I've done some pretty low-IQ things while drunk (putting on a coconut
bra and trying to fight a guy just for wearing a Texas cap, to cite
just one example), but the elevator guy is one sign that people drink
for the wrong reasons, to excess, not as a social lubricant or a
celebration, but to black out.
Meanwhile, every so often, someone gets caught smoking marijuana. And
every time the cops catch dope smokers, without fail, that illegal
drug causes them to do absolutely nothing that is violent, cruel,
deadly, or criminally stupid. (Sure, people do stupid things on weed.
But forgetting to show up to work is not illegal. Changing your car's
oil using Mrs. Butterworth's syrup is not illegal.)
Me, I don't like weed. It makes me Jessica Simpson-dumb and paranoid
to the point of paralysis, and when I smoke I end up cowering in my
apartment, phone off, eating Fritos and watching South Park.
But other people like it. And while it's probably not good for
anybody, there's no way it should be illegal.
This has all been said before, over and over, but it bears repeating:
marijuana doesn't hurt anything that much. And criminalizing weed, by
declaration of Congress in 1937, didn't help anything.
Americans, according to a new study, smoke more pot than residents of
countries where it is legal, including Holland. Forty-two percent of
us have tried marijuana, compared with just 20 percent of Dutch
people, even though the Dutch can buy a joint in any coffee shop, and
we all had to break the law.
Plus, all that law-breaking means that we've been jailing drug
offenders as though someone were making money off it, and now we have
more prisoners than China.
Cops around here don't write many marijuana citations. I think that
it could be because most cops, including our sage Sheriff, know the
Drug War doesn't work, and semi-secretly wish it would end.
So here's what I'd like to see on next November's ballot: legalize it.
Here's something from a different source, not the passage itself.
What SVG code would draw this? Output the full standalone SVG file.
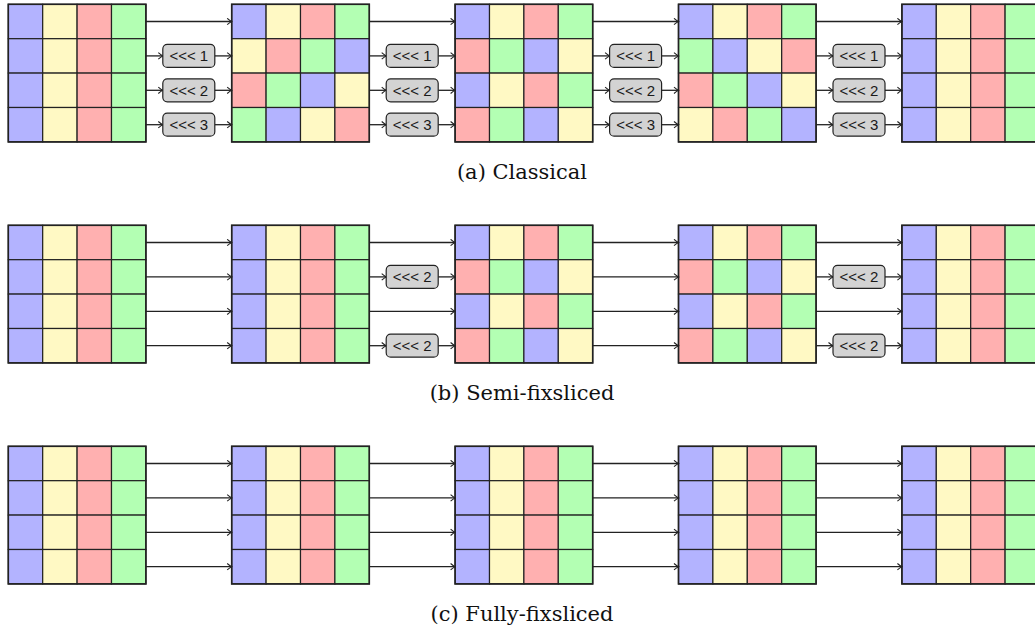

Sure, a marijuana initiative failed three years ago. But it failed
because it was confusing, talking about "lowest law enforcement
priority" instead of saying simply: weed is legal here.
Denver did it. And nothing bad has happened. Why can't we?
A ballot initiative isn't any pressing matter. But in the same way
that small communities -- including our own -- have been pushing
climate change legislation by adopting the Kyoto Protocol on their
own, small communities can also push the debate on the War on Drugs
toward a policy that would make Americans safer, smarter and more
free, and toward a policy that might contribute to even fewer
marijuana entries in the Cop Shop, and (maybe) even less stupidity.